Knowledge and truth are not the same thing, and science, as much as we might hate to admit it, does not tell us what is the truth, it can only provide us with a framework to gain knowledge. And while knowledge continually strives after truth, it can never fully reach it in its entirely, because we aren't omniscient. We can never know everything there is to know about everything, even though our knowledge continues to grow over time.
Science is more about understanding the natural world in a way that is useful to us. For example, weather prediction. Over the past several hundred years, our methods of weather prediction have grown increasingly more sophisticated, and we now have tools like radar and satellite imaging at our disposal, where once all we had was looking up at the sky. Our knowledge of how weather generally works in a local and global scale has increased through many years of observation, and we now have fairly reliable patterns, which helps us to generally predict weather with accuracy that is useful. But as we're all aware by how frequently we berate our local weathermen for not forecasting something correctly, science cannot tell us the truth about what the weather WILL certainly be, it can only give us models that get more and more useful over time as more and more knowledge and tools are available to us.
Take gravity, which could be considered a "truth" in the sense that is a law of physics that undeniably exists, yet we had startlingly little knowledge about how gravity works on a cosmic scale until recently, because we didn't have enough knowledge to construct a useful model that both represented what we see from gravity and predicted results with accuracy. But we all know gravity is "true", even though science was without functional mathematical knowledge of it.

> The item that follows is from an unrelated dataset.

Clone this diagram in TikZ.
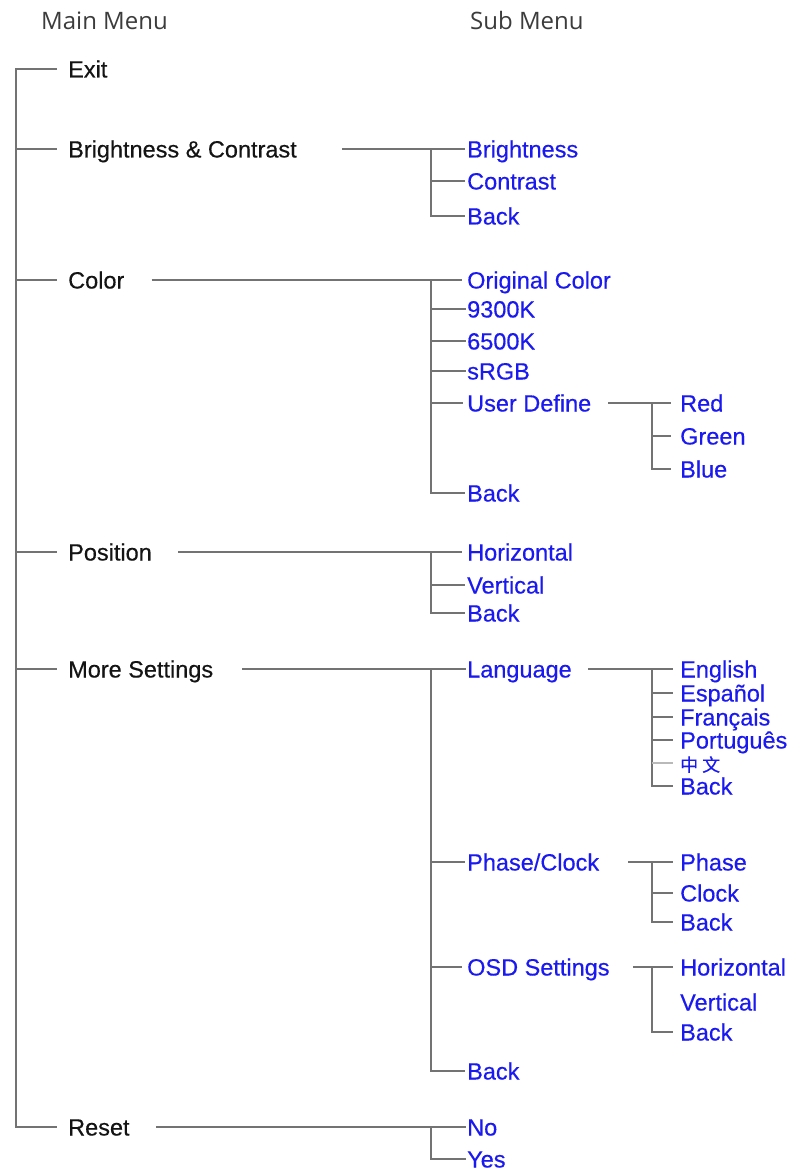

Even our conversation about taxonomy on another thread recently falls in line with this. The taxonomic system of binomial nomenclature exists only as a convenient way to organize the natural world, and as our knowledge of individual species increases, it's continually edited to make sure it remains useful. But in no way does taxonomy attempt to say that Apis mellifera is the true name of the honey bee and all other names are false. It's simply the way we are currently classifying the honey bee, to the best of our modern knowledge.